* _Description of the task_
Reproduce exactly, with no pictures, each line from the opening of the material down through the line containing "plt.rcParams['mathtext.bf'] = 'Liberation".
○ ○ ○ ○
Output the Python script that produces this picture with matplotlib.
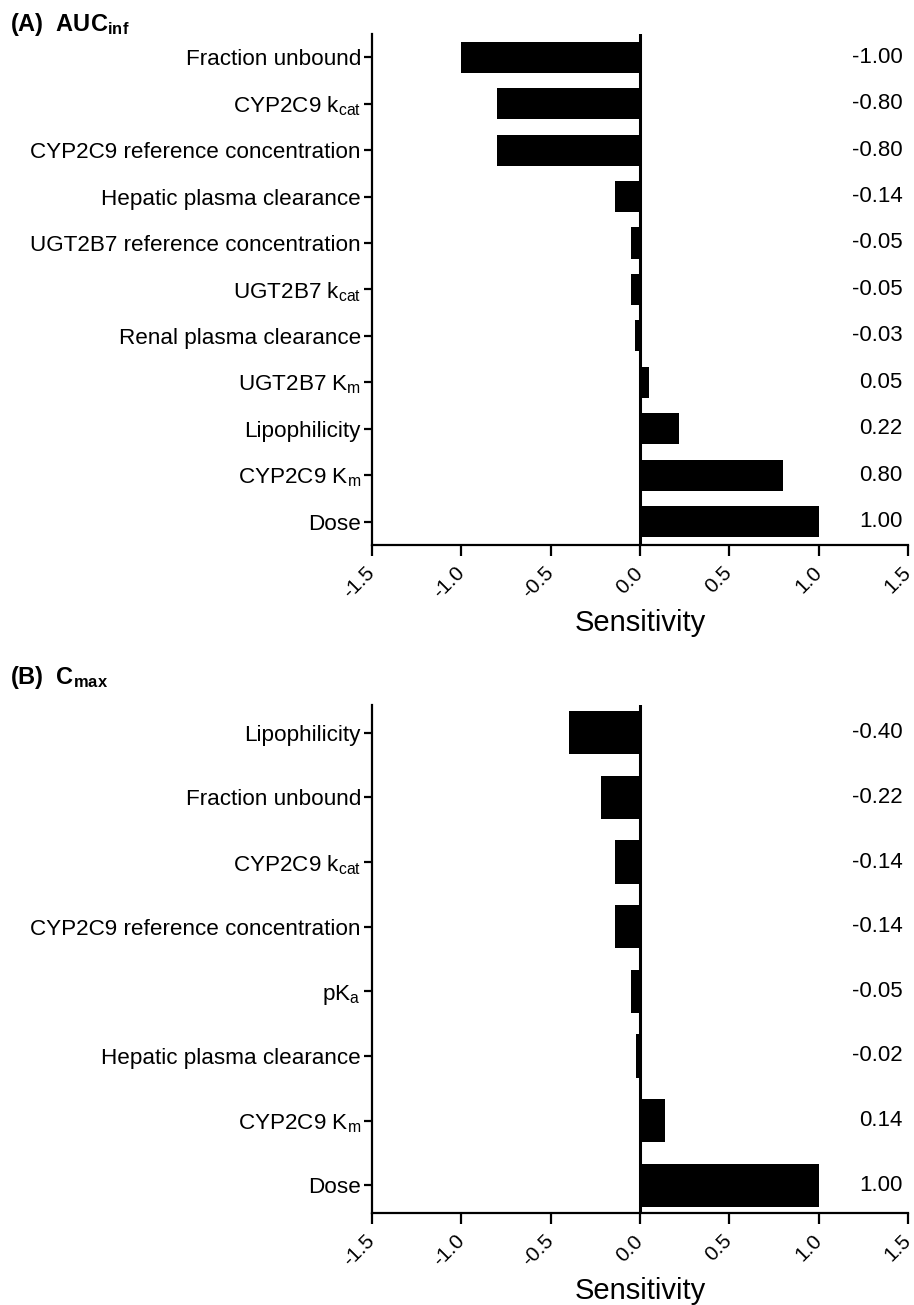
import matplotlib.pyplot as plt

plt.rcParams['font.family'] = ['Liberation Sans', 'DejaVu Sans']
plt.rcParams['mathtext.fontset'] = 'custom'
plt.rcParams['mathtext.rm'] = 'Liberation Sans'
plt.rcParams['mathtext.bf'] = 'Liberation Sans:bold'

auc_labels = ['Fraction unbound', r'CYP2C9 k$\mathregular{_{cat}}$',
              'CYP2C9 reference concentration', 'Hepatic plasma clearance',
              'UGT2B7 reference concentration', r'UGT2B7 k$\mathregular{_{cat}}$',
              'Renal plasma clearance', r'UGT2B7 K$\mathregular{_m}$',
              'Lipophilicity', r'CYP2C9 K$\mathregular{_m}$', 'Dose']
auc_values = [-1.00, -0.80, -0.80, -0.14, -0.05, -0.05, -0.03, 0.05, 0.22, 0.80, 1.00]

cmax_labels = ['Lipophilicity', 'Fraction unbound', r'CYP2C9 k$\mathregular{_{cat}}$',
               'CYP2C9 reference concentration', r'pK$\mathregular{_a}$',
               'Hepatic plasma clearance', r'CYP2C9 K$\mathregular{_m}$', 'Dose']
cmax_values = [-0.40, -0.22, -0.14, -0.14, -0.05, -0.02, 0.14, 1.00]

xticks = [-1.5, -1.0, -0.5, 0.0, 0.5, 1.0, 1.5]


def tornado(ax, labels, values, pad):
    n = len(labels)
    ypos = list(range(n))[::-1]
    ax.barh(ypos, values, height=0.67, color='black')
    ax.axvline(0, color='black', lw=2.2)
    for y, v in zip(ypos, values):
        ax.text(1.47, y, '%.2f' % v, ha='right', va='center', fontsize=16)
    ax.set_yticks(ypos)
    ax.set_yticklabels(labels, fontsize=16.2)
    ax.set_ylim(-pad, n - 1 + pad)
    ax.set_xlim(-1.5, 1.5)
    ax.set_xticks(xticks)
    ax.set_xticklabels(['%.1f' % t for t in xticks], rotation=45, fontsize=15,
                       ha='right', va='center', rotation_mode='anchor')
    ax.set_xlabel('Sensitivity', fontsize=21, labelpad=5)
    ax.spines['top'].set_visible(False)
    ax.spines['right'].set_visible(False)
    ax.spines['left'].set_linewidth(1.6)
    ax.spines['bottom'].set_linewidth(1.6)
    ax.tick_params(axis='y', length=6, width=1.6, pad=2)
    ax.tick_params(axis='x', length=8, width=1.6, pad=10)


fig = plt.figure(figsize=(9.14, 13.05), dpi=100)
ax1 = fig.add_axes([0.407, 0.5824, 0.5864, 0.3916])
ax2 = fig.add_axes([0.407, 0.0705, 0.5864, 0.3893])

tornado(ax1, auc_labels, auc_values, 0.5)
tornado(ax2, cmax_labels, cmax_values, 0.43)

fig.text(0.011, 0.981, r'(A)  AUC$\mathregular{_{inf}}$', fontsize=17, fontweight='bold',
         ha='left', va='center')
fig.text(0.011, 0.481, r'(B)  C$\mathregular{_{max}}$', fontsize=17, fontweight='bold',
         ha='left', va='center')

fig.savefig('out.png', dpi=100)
○ ○ ○ ○
* _Correct response_
Output the Python script that produces this picture with matplotlib.
import matplotlib.pyplot as plt

plt.rcParams['font.family'] = ['Liberation Sans', 'DejaVu Sans']
plt.rcParams['mathtext.fontset'] = 'custom'
plt.rcParams['mathtext.rm'] = 'Liberation Sans'
plt.rcParams['mathtext.bf'] = 'Liberation Sans:bold'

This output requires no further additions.